The six striking and colourful designs were chosen from more than 900 entries to a poster competition run by the City of Edinburgh Council for P4-S2 pupils.
And, as well as encouraging recycling, the posters highlight the benefits that recycling food, paper and plastics brings to Edinburgh and the natural world.
Posters by Kayleigh Mok from James Gillespie’s Primary School, Coral Creswell from St Thomas of Aquin’s RC High School and Charlotte McPhail from Flora Stevenson Primary
Artwork by Arran Smith from Davidson’s Mains Primary School, Arla Howe-Speirs from East Craigs Primary School, Elise Ballinger from Preston Street Primary School, will feature in all Edinburgh secondary schools.
The posters are part of a move by the City of Edinburgh Council to ensure a consistent approach to waste management in schools across the city.

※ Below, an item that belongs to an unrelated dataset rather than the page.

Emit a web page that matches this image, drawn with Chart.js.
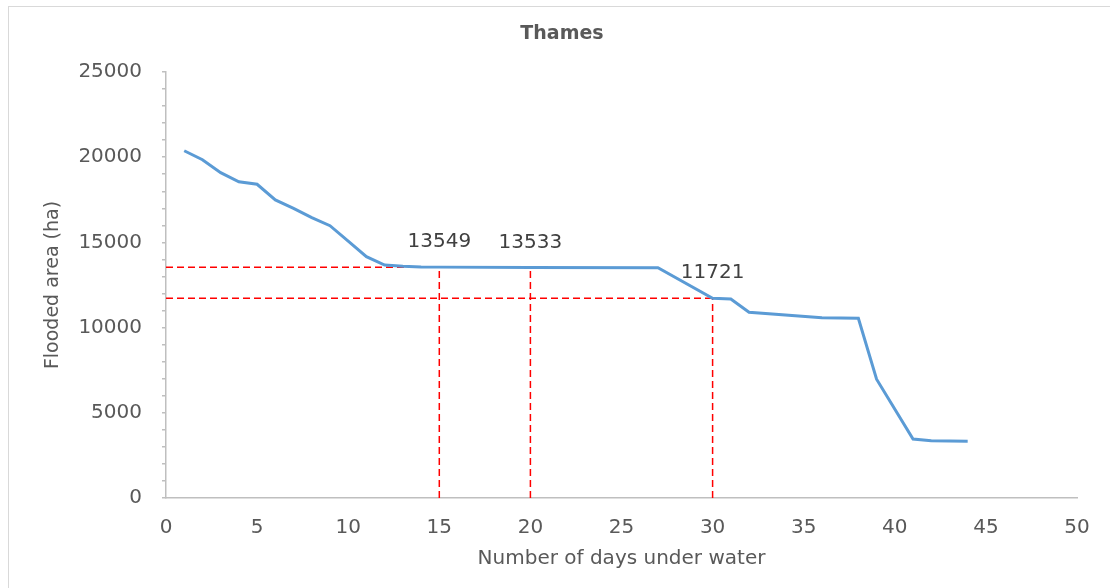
<!DOCTYPE html>
<html>
<head>
<meta charset="utf-8">
<script src="https://cdn.jsdelivr.net/npm/chart.js@4/dist/chart.umd.min.js"></script>
<style>
  body { margin: 0; background: #fff; overflow: hidden; }
  #wrap { position: relative; width: 1110px; height: 588px; }
  #frame { position: absolute; left: 8px; top: 6px; width: 1120px; height: 600px; border: 1px solid #d9d9d9; }
  canvas { position: absolute; left: 0; top: 0; }
</style>
</head>
<body>
<div id="wrap">
  <div id="frame"></div>
  <canvas id="chart" width="1110" height="588"></canvas>
</div>
<script>
// flooded area per day
const days = [1, 2, 3, 4, 5, 6, 7, 8, 9, 10, 11, 12, 13, 14, 15, 20, 27, 30, 31, 32, 36, 38, 39, 41, 42, 44];
const area = [20380, 19850, 19090, 18560, 18410, 17490, 17000, 16450, 15980, 15080, 14160, 13670, 13600, 13560, 13549, 13533, 13515, 11721, 11680, 10900, 10580, 10545, 6970, 3460, 3360, 3330];

// marked days and their values (red guides + labels)
const markDays = [15, 20, 30];
const markValues = [13549, 13533, 11721];

const grey = "#595959";
const axisGrey = "#bfbfbf";

// red dashed guide lines
const guides = [];
// horizontal guides from the y axis
guides.push([{ x: 0, y: markValues[0] }, { x: markDays[0], y: markValues[0] }]);
guides.push([{ x: 0, y: markValues[2] }, { x: markDays[2], y: markValues[2] }]);
// vertical guides down to the x axis
markDays.forEach((d, i) => guides.push([{ x: d, y: 0 }, { x: d, y: markValues[i] }]));

const labelPlugin = {
  id: "markLabels",
  afterDatasetsDraw(chart) {
    const { ctx, scales } = chart;
    ctx.save();
    ctx.textAlign = "center";
    ctx.textBaseline = "middle";
    // chart title, sits a bit right of the canvas centre like the original
    ctx.font = "bold 19px 'DejaVu Sans'";
    ctx.fillStyle = grey;
    ctx.fillText("Thames", 562, 34);
    // value labels above the guide lines
    ctx.font = "20px 'DejaVu Sans'";
    ctx.fillStyle = "#404040";
    markDays.forEach((d, i) => {
      const px = scales.x.getPixelForValue(d);
      const py = scales.y.getPixelForValue(markValues[i]);
      ctx.fillText(String(markValues[i]), px, py - 25);
    });
    ctx.restore();
  }
};

Chart.defaults.font.family = "'DejaVu Sans'";
Chart.defaults.color = grey;

const ctx = document.getElementById("chart").getContext("2d");
new Chart(ctx, {
  type: "line",
  data: {
    datasets: [
      {
        label: "Thames",
        data: days.map((d, i) => ({ x: d, y: area[i] })),
        borderColor: "#5b9bd5",
        borderWidth: 3,
        pointRadius: 0,
        tension: 0,
        fill: false
      },
      ...guides.map((pts) => ({
        data: pts,
        borderColor: "#ff0000",
        borderWidth: 1.5,
        borderDash: [7, 4],
        pointRadius: 0,
        fill: false
      }))
    ]
  },
  options: {
    responsive: false,
    animation: false,
    layout: { padding: { left: 0, right: 33, top: 72, bottom: 0 } },
    plugins: {
      legend: { display: false },
      tooltip: { enabled: false }
    },
    scales: {
      x: {
        type: "linear",
        min: 0,
        max: 50,
        ticks: { stepSize: 5, padding: 18, font: { size: 20 }, color: grey },
        grid: { drawOnChartArea: false, drawTicks: false },
        border: { color: axisGrey, width: 1.5 },
        title: {
          display: true,
          text: "Number of days under water",
          color: grey,
          font: { size: 20 },
          padding: { top: 0, bottom: 17 }
        },
        afterFit: (s) => { s.height = 90; }
      },
      y: {
        min: 0,
        max: 25000,
        ticks: {
          stepSize: 1000,
          autoSkip: false,
          padding: 20,
          font: { size: 20 },
          color: grey,
          callback: (v) => (v % 5000 === 0 ? String(v) : "")
        },
        grid: { drawOnChartArea: false, drawTicks: true, tickLength: 4, color: axisGrey, lineWidth: 1.5 },
        border: { color: axisGrey, width: 1.5 },
        title: {
          display: true,
          text: "Flooded area (ha)",
          color: grey,
          font: { size: 19 },
          padding: { top: 42, bottom: 0 }
        },
        afterFit: (s) => { s.width = 166; }
      }
    }
  },
  plugins: [labelPlugin]
});
</script>
</body>
</html>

From after the Easter holidays, dry-mixed recycling and food bins will be offered to all primary, secondary and special education need schools in the capital.
Schools will be supported with information and materials helping to show what items can be placed in each bin, as well as materials, including lesson plans, aimed at raising awareness of the benefits of recycling as the city moves towards its target of net zero emissions by 2030.

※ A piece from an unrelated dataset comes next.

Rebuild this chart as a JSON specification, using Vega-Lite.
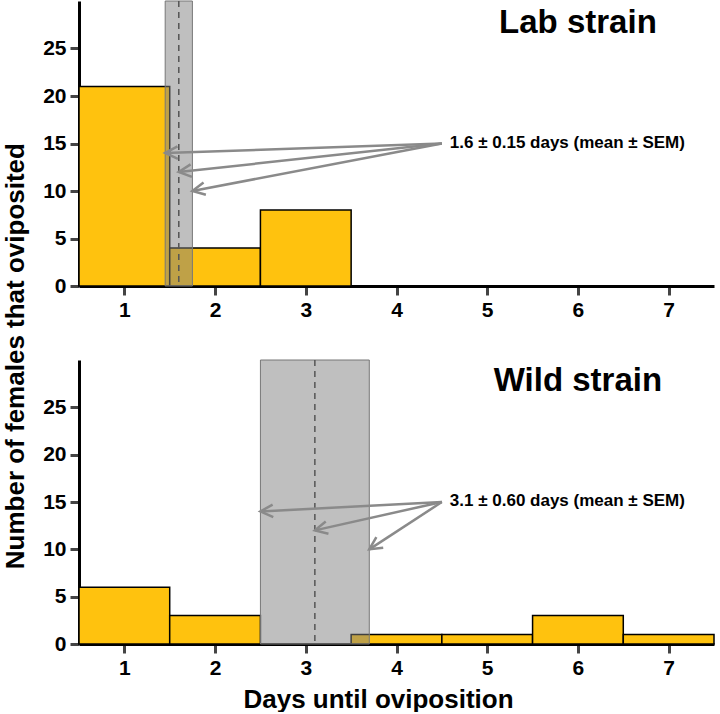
{
  "$schema": "https://vega.github.io/schema/vega-lite/v6.json",
  "background": "white",
  "padding": {"left": 2, "top": 0, "right": 5, "bottom": 0},
  "title": {
    "text": "Number of females that oviposited",
    "orient": "left",
    "anchor": "middle",
    "font": "Liberation Sans",
    "fontSize": 26,
    "fontWeight": "bold",
    "color": "black",
    "offset": 14
  },
  "datasets": {
    "histogram": [
      {"strain": "Lab strain", "binStart": 0.5, "binEnd": 1.5, "females": 21},
      {"strain": "Lab strain", "binStart": 1.5, "binEnd": 2.5, "females": 4},
      {"strain": "Lab strain", "binStart": 2.5, "binEnd": 3.5, "females": 8},
      {"strain": "Wild strain", "binStart": 0.5, "binEnd": 1.5, "females": 6},
      {"strain": "Wild strain", "binStart": 1.5, "binEnd": 2.5, "females": 3},
      {"strain": "Wild strain", "binStart": 3.5, "binEnd": 4.5, "females": 1},
      {"strain": "Wild strain", "binStart": 4.5, "binEnd": 5.5, "females": 1},
      {"strain": "Wild strain", "binStart": 5.5, "binEnd": 6.5, "females": 3},
      {"strain": "Wild strain", "binStart": 6.5, "binEnd": 7.5, "females": 1}
    ],
    "summary": [
      {"strain": "Lab strain", "mean": 1.6, "sem": 0.15, "lo": 1.45, "hi": 1.75, "note": "1.6 ± 0.15 days (mean ± SEM)"},
      {"strain": "Wild strain", "mean": 3.1, "sem": 0.6, "lo": 2.5, "hi": 3.7, "note": "3.1 ± 0.60 days (mean ± SEM)"}
    ],
    "pointers": [
      {"strain": "Lab strain", "tailX": 4.5, "tailY": 15, "tipX": 1.45, "tipY": 14},
      {"strain": "Lab strain", "tailX": 4.5, "tailY": 15, "tipX": 1.6, "tipY": 12},
      {"strain": "Lab strain", "tailX": 4.5, "tailY": 15, "tipX": 1.75, "tipY": 10},
      {"strain": "Wild strain", "tailX": 4.5, "tailY": 15, "tipX": 2.5, "tipY": 14},
      {"strain": "Wild strain", "tailX": 4.5, "tailY": 15, "tipX": 3.1, "tipY": 12},
      {"strain": "Wild strain", "tailX": 4.5, "tailY": 15, "tipX": 3.7, "tipY": 10}
    ]
  },
  "spacing": 39,
  "vconcat": [
    {
      "width": 635,
      "height": 285,
      "layer": [
        {
          "data": {"name": "histogram"},
          "transform": [{"filter": "datum.strain === 'Lab strain'"}],
          "mark": {"type": "rect", "fill": "#FFC20E", "stroke": "black", "strokeWidth": 1.5},
          "encoding": {
            "x": {"field": "binStart", "type": "quantitative", "scale": {"domain": [0.5, 7.5], "nice": false, "zero": false}, "axis": {"values": [1, 2, 3, 4, 5, 6, 7], "format": "d", "title": null}},
            "x2": {"field": "binEnd"},
            "y": {"field": "females", "type": "quantitative", "scale": {"domain": [0, 30], "nice": false}, "axis": {"values": [0, 5, 10, 15, 20, 25], "title": null}},
            "y2": {"datum": 0}
          }
        },
        {
          "data": {"name": "summary"},
          "transform": [{"filter": "datum.strain === 'Lab strain'"}],
          "mark": {"type": "rect", "fill": "#7f7f7f", "fillOpacity": 0.5, "stroke": "#777777", "strokeWidth": 1},
          "encoding": {"x": {"field": "lo", "type": "quantitative"}, "x2": {"field": "hi"}}
        },
        {
          "data": {"name": "summary"},
          "transform": [{"filter": "datum.strain === 'Lab strain'"}],
          "mark": {"type": "rule", "color": "#555555", "strokeDash": [6, 5], "strokeWidth": 1.5},
          "encoding": {"x": {"field": "mean", "type": "quantitative"}}
        },
        {
          "data": {"name": "pointers"},
          "transform": [{"filter": "datum.strain === 'Lab strain'"}],
          "mark": {"type": "rule", "color": "#8a8a8a", "strokeWidth": 2.5},
          "encoding": {
            "x": {"field": "tailX", "type": "quantitative"},
            "y": {"field": "tailY", "type": "quantitative"},
            "x2": {"field": "tipX"},
            "y2": {"field": "tipY"}
          }
        },
        {
          "data": {"name": "pointers"},
          "transform": [
            {"filter": "datum.strain === 'Lab strain'"},
            {"calculate": "atan2(-(datum.tailY - datum.tipY) * 285 / 30, (datum.tailX - datum.tipX) * 635 / 7) * 180 / PI", "as": "headAngle"}
          ],
          "mark": {"type": "point", "shape": "M1.1,-0.55L0,0L1.1,0.55", "filled": false, "color": "#8a8a8a", "strokeWidth": 2.5, "size": 520, "opacity": 1},
          "encoding": {
            "x": {"field": "tipX", "type": "quantitative"},
            "y": {"field": "tipY", "type": "quantitative"},
            "angle": {"field": "headAngle", "type": "quantitative", "scale": null}
          }
        },
        {
          "data": {"name": "summary"},
          "transform": [{"filter": "datum.strain === 'Lab strain'"}],
          "mark": {"type": "text", "align": "left", "baseline": "middle", "dx": 8, "dy": -1, "font": "Liberation Sans", "fontSize": 17, "fontWeight": "bold", "color": "black"},
          "encoding": {"x": {"datum": 4.5, "type": "quantitative"}, "y": {"datum": 15, "type": "quantitative"}, "text": {"field": "note"}}
        },
        {
          "data": {"name": "summary"},
          "transform": [{"filter": "datum.strain === 'Lab strain'"}],
          "mark": {"type": "text", "align": "center", "baseline": "alphabetic", "font": "Liberation Sans", "fontSize": 33, "fontWeight": "bold", "color": "black"},
          "encoding": {"x": {"datum": 6, "type": "quantitative"}, "y": {"datum": 26.6, "type": "quantitative"}, "text": {"field": "strain"}}
        }
      ]
    },
    {
      "width": 635,
      "height": 284,
      "layer": [
        {
          "data": {"name": "histogram"},
          "transform": [{"filter": "datum.strain === 'Wild strain'"}],
          "mark": {"type": "rect", "fill": "#FFC20E", "stroke": "black", "strokeWidth": 1.5},
          "encoding": {
            "x": {"field": "binStart", "type": "quantitative", "scale": {"domain": [0.5, 7.5], "nice": false, "zero": false}, "axis": {"values": [1, 2, 3, 4, 5, 6, 7], "format": "d", "title": "Days until oviposition", "titleX": 299, "titleY": 63, "titleAlign": "center", "titleBaseline": "alphabetic"}},
            "x2": {"field": "binEnd"},
            "y": {"field": "females", "type": "quantitative", "scale": {"domain": [0, 30], "nice": false}, "axis": {"values": [0, 5, 10, 15, 20, 25], "title": null}},
            "y2": {"datum": 0}
          }
        },
        {
          "data": {"name": "summary"},
          "transform": [{"filter": "datum.strain === 'Wild strain'"}],
          "mark": {"type": "rect", "fill": "#7f7f7f", "fillOpacity": 0.5, "stroke": "#777777", "strokeWidth": 1},
          "encoding": {"x": {"field": "lo", "type": "quantitative"}, "x2": {"field": "hi"}}
        },
        {
          "data": {"name": "summary"},
          "transform": [{"filter": "datum.strain === 'Wild strain'"}],
          "mark": {"type": "rule", "color": "#555555", "strokeDash": [6, 5], "strokeWidth": 1.5},
          "encoding": {"x": {"field": "mean", "type": "quantitative"}}
        },
        {
          "data": {"name": "pointers"},
          "transform": [{"filter": "datum.strain === 'Wild strain'"}],
          "mark": {"type": "rule", "color": "#8a8a8a", "strokeWidth": 2.5},
          "encoding": {
            "x": {"field": "tailX", "type": "quantitative"},
            "y": {"field": "tailY", "type": "quantitative"},
            "x2": {"field": "tipX"},
            "y2": {"field": "tipY"}
          }
        },
        {
          "data": {"name": "pointers"},
          "transform": [
            {"filter": "datum.strain === 'Wild strain'"},
            {"calculate": "atan2(-(datum.tailY - datum.tipY) * 284 / 30, (datum.tailX - datum.tipX) * 635 / 7) * 180 / PI", "as": "headAngle"}
          ],
          "mark": {"type": "point", "shape": "M1.1,-0.55L0,0L1.1,0.55", "filled": false, "color": "#8a8a8a", "strokeWidth": 2.5, "size": 520, "opacity": 1},
          "encoding": {
            "x": {"field": "tipX", "type": "quantitative"},
            "y": {"field": "tipY", "type": "quantitative"},
            "angle": {"field": "headAngle", "type": "quantitative", "scale": null}
          }
        },
        {
          "data": {"name": "summary"},
          "transform": [{"filter": "datum.strain === 'Wild strain'"}],
          "mark": {"type": "text", "align": "left", "baseline": "middle", "dx": 8, "dy": -1, "font": "Liberation Sans", "fontSize": 17, "fontWeight": "bold", "color": "black"},
          "encoding": {"x": {"datum": 4.5, "type": "quantitative"}, "y": {"datum": 15, "type": "quantitative"}, "text": {"field": "note"}}
        },
        {
          "data": {"name": "summary"},
          "transform": [{"filter": "datum.strain === 'Wild strain'"}],
          "mark": {"type": "text", "align": "center", "baseline": "alphabetic", "font": "Liberation Sans", "fontSize": 33, "fontWeight": "bold", "color": "black"},
          "encoding": {"x": {"datum": 6, "type": "quantitative"}, "y": {"datum": 26.7, "type": "quantitative"}, "text": {"field": "strain"}}
        }
      ]
    }
  ],
  "config": {
    "view": {"stroke": null},
    "font": "Liberation Sans",
    "axis": {
      "grid": false,
      "labelFont": "Liberation Sans",
      "labelFontSize": 21,
      "labelFontWeight": "bold",
      "labelColor": "black",
      "labelPadding": 4,
      "labelFlush": false,
      "labelOverlap": false,
      "domainColor": "black",
      "domainWidth": 3,
      "tickColor": "#444444",
      "tickWidth": 3,
      "tickSize": 9,
      "titleFont": "Liberation Sans",
      "titleFontSize": 26,
      "titleFontWeight": "bold",
      "titleColor": "black"
    }
  }
}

The move follows on from a primary school Youth Climate Summit held in the run up to COP26 last year, which found that pupils overwhelmingly wanted more recycling facilities in their schools, to help tackle waste and support climate action.
Policy and Sustainability Convenor Adam McVey said:
“We know for many schools in Edinburgh, taking steps to become more sustainable and cutting our carbon footprint has become part of daily life.
“These fantastic posters really help to highlight the importance of recycling and the benefits that it can bring to Edinburgh, from helping to protect our wildlife, to turning food waste into electricity.
“And, we hope this campaign will help to provide schools who just need a little extra support, to make it as easy as possible for pupils, teachers and school staff to make changes, that make a difference and help create a cleaner, greener city.”
Policy and Sustainability Vice Convenor Cammy Day said:
“Highlighting the environmental and social benefits of cutting down on waste and making it even easier to recycle in schools across the city, will help introduce green habits to Edinburgh’s young people which will last a lifetime.
“It’s really important we all get in the habit of disposing of our waste correctly and reusing and recycling where we can. Making sure there are the same systems and approach to waste in schools across the city will make it even easier for pupils and school staff to help Edinburgh reach its climate targets.”